TASK DESCRIPTION
Leave out every picture, then transcribe the rest of the listing exactly.

DATASET EXCERPT

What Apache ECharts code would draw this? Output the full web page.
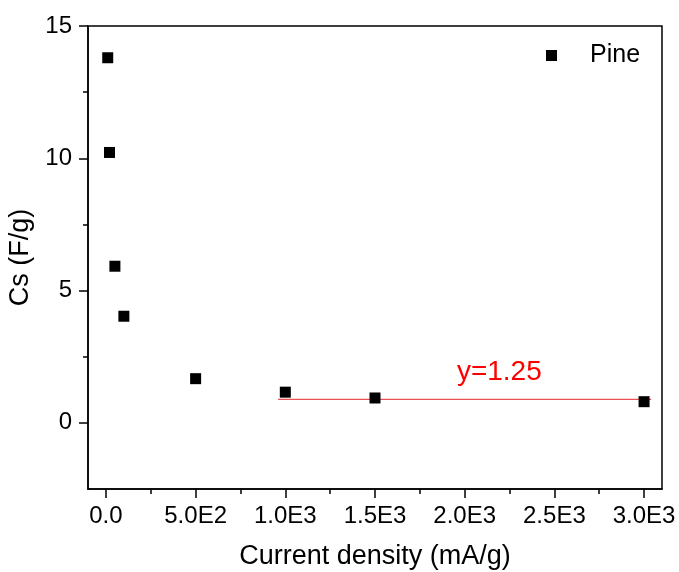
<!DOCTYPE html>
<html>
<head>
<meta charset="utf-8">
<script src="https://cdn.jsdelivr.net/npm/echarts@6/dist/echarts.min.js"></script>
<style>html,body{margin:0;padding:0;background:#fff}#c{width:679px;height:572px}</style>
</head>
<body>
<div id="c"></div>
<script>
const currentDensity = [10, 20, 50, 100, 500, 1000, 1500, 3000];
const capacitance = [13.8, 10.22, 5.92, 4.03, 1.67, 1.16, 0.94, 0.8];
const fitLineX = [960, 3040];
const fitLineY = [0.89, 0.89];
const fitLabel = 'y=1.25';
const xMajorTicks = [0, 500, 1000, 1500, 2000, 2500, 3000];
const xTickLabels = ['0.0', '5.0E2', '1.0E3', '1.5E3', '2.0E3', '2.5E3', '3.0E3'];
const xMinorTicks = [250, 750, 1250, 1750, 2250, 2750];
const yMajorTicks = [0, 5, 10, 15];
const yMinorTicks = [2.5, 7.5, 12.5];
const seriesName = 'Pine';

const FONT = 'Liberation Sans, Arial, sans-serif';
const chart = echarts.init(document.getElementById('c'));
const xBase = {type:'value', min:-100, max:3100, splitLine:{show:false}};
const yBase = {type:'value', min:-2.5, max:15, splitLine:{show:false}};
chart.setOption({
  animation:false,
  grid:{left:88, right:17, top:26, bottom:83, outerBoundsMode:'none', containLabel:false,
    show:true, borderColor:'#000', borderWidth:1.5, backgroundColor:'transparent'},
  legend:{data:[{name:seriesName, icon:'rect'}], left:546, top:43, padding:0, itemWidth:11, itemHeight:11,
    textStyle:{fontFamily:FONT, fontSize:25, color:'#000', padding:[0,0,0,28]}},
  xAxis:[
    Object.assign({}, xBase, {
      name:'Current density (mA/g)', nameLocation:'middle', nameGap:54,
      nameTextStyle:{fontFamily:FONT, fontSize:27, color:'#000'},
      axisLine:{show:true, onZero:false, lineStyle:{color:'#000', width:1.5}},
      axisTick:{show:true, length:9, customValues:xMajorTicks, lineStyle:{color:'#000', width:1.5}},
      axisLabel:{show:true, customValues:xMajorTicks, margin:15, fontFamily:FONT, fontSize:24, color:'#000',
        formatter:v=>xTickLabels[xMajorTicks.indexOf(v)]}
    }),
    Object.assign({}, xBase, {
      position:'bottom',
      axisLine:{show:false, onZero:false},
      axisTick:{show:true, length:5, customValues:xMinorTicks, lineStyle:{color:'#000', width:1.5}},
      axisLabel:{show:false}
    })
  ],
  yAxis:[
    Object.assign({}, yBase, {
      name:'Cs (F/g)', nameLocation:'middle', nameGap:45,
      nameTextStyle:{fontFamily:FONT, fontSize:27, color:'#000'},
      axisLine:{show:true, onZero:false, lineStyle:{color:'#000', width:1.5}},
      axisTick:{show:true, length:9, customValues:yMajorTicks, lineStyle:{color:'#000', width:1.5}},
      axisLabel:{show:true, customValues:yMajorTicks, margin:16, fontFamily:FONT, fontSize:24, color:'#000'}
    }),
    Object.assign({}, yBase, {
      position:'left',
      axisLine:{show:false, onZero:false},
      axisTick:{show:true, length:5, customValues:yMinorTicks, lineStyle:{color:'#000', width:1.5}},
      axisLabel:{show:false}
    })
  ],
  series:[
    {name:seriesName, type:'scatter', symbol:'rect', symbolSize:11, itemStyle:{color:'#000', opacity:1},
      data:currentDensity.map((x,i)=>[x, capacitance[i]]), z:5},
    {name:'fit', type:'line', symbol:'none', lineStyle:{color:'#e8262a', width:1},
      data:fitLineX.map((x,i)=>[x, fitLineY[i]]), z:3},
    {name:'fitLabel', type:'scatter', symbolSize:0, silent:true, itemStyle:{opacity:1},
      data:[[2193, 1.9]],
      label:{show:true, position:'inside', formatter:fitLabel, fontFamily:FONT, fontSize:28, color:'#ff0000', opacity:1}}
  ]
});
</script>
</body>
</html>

CORRECT OUTPUT
What Apache ECharts code would draw this? Output the full web page.
<!DOCTYPE html>
<html>
<head>
<meta charset="utf-8">
<script src="https://cdn.jsdelivr.net/npm/echarts@6/dist/echarts.min.js"></script>
<style>html,body{margin:0;padding:0;background:#fff}#c{width:679px;height:572px}</style>
</head>
<body>
<div id="c"></div>
<script>
const currentDensity = [10, 20, 50, 100, 500, 1000, 1500, 3000];
const capacitance = [13.8, 10.22, 5.92, 4.03, 1.67, 1.16, 0.94, 0.8];
const fitLineX = [960, 3040];
const fitLineY = [0.89, 0.89];
const fitLabel = 'y=1.25';
const xMajorTicks = [0, 500, 1000, 1500, 2000, 2500, 3000];
const xTickLabels = ['0.0', '5.0E2', '1.0E3', '1.5E3', '2.0E3', '2.5E3', '3.0E3'];
const xMinorTicks = [250, 750, 1250, 1750, 2250, 2750];
const yMajorTicks = [0, 5, 10, 15];
const yMinorTicks = [2.5, 7.5, 12.5];
const seriesName = 'Pine';

const FONT = 'Liberation Sans, Arial, sans-serif';
const chart = echarts.init(document.getElementById('c'));
const xBase = {type:'value', min:-100, max:3100, splitLine:{show:false}};
const yBase = {type:'value', min:-2.5, max:15, splitLine:{show:false}};
chart.setOption({
  animation:false,
  grid:{left:88, right:17, top:26, bottom:83, outerBoundsMode:'none', containLabel:false,
    show:true, borderColor:'#000', borderWidth:1.5, backgroundColor:'transparent'},
  legend:{data:[{name:seriesName, icon:'rect'}], left:546, top:43, padding:0, itemWidth:11, itemHeight:11,
    textStyle:{fontFamily:FONT, fontSize:25, color:'#000', padding:[0,0,0,28]}},
  xAxis:[
    Object.assign({}, xBase, {
      name:'Current density (mA/g)', nameLocation:'middle', nameGap:54,
      nameTextStyle:{fontFamily:FONT, fontSize:27, color:'#000'},
      axisLine:{show:true, onZero:false, lineStyle:{color:'#000', width:1.5}},
      axisTick:{show:true, length:9, customValues:xMajorTicks, lineStyle:{color:'#000', width:1.5}},
      axisLabel:{show:true, customValues:xMajorTicks, margin:15, fontFamily:FONT, fontSize:24, color:'#000',
        formatter:v=>xTickLabels[xMajorTicks.indexOf(v)]}
    }),
    Object.assign({}, xBase, {
      position:'bottom',
      axisLine:{show:false, onZero:false},
      axisTick:{show:true, length:5, customValues:xMinorTicks, lineStyle:{color:'#000', width:1.5}},
      axisLabel:{show:false}
    })
  ],
  yAxis:[
    Object.assign({}, yBase, {
      name:'Cs (F/g)', nameLocation:'middle', nameGap:45,
      nameTextStyle:{fontFamily:FONT, fontSize:27, color:'#000'},
      axisLine:{show:true, onZero:false, lineStyle:{color:'#000', width:1.5}},
      axisTick:{show:true, length:9, customValues:yMajorTicks, lineStyle:{color:'#000', width:1.5}},
      axisLabel:{show:true, customValues:yMajorTicks, margin:16, fontFamily:FONT, fontSize:24, color:'#000'}
    }),
    Object.assign({}, yBase, {
      position:'left',
      axisLine:{show:false, onZero:false},
      axisTick:{show:true, length:5, customValues:yMinorTicks, lineStyle:{color:'#000', width:1.5}},
      axisLabel:{show:false}
    })
  ],
  series:[
    {name:seriesName, type:'scatter', symbol:'rect', symbolSize:11, itemStyle:{color:'#000', opacity:1},
      data:currentDensity.map((x,i)=>[x, capacitance[i]]), z:5},
    {name:'fit', type:'line', symbol:'none', lineStyle:{color:'#e8262a', width:1},
      data:fitLineX.map((x,i)=>[x, fitLineY[i]]), z:3},
    {name:'fitLabel', type:'scatter', symbolSize:0, silent:true, itemStyle:{opacity:1},
      data:[[2193, 1.9]],
      label:{show:true, position:'inside', formatter:fitLabel, fontFamily:FONT, fontSize:28, color:'#ff0000', opacity:1}}
  ]
});
</script>
</body>
</html>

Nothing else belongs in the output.